“Stop adding Captions”? Blasphemy. But there are several excellent reasons to stop adding them to your TikTok videos.
Because They Interfere with Closed Captions
The most important reason to stop adding them is that it interferes with the accessibility features of every smartphone. Inside the settings of every smartphone, you will find an accessibility link, and within that, you will find hearing accessibility settings with several options. One of these is closed captions. Most deaf and hard-of-hearing folk have these turned on by default, which means that your added captions can interfere with their ability to read your content.

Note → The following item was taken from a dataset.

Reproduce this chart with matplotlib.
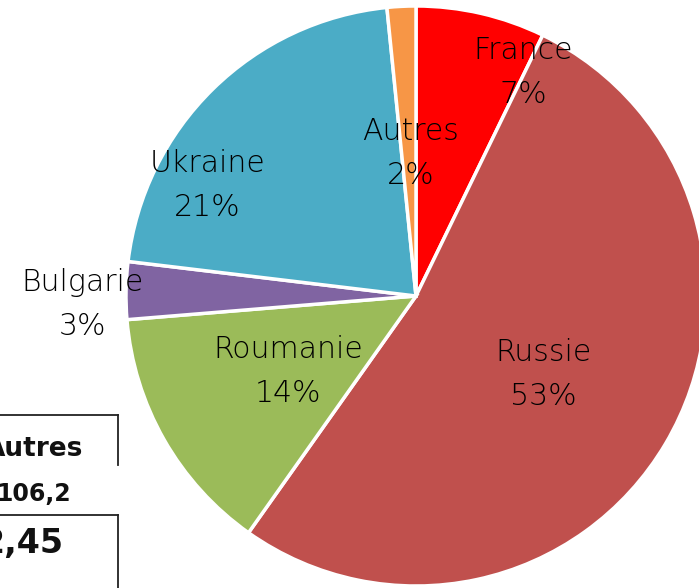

Because They Take Time Away From Creating Content
Some content creators pay captioning services, but for most of us, writing them is a time-consuming and complicated process. For both content creators and followers, that time spent writing takes away from what people come to TikTok for. The content. More content. And even more content. Speaking for myself, I have well over a dozen videos I haven’t posted currently saved and not posted because I haven’t had time to add captions. I can’t be the only one.
Finally, Adding Captions Takes Away Immediacy
The big draw of TikTok is that it’s an extended conversation. We find something out, we react to it, and share it. Sometimes that cycle is only minutes or hours long. You make a video, you download it to your phone. You’re interrupted by life, and it’s hours before you upload it to your computer to caption it. While you were waiting, the moment passed, and you have a video that no longer contributes as much to the conversation.
Exceptions to the Rule
Keep adding them for YouTube and other content that is more likely to be seen on a computer than a phone. YouTube has a fairly good captioning program in their creative tools that makes it simple. If you intend for your video to go beyond TikTok, you might want to make versions with and without. When you need to clarify what you said in your TikTok, go ahead and add a caption that shows what you meant. If your accent is thick enough that auto caption doesn’t pick it up well, adding your own helps. When you use uncommon words in your videos that captions usually get wrong, a visual representation of at least that word might help.
In other words, make sure your TikTok is accessible. Think it through before you post. Do you supply captions because you’re using difficult words? Or do you skip them because you want to make sure deaf and hard-of-hearing folk don’t miss the visual elements on your page? Will they add a bit of humor to what you’re writing? Go ahead and add them.
When in doubt, view your video with your phones automatic ones and decide whether you need to clarify or add any before publishing.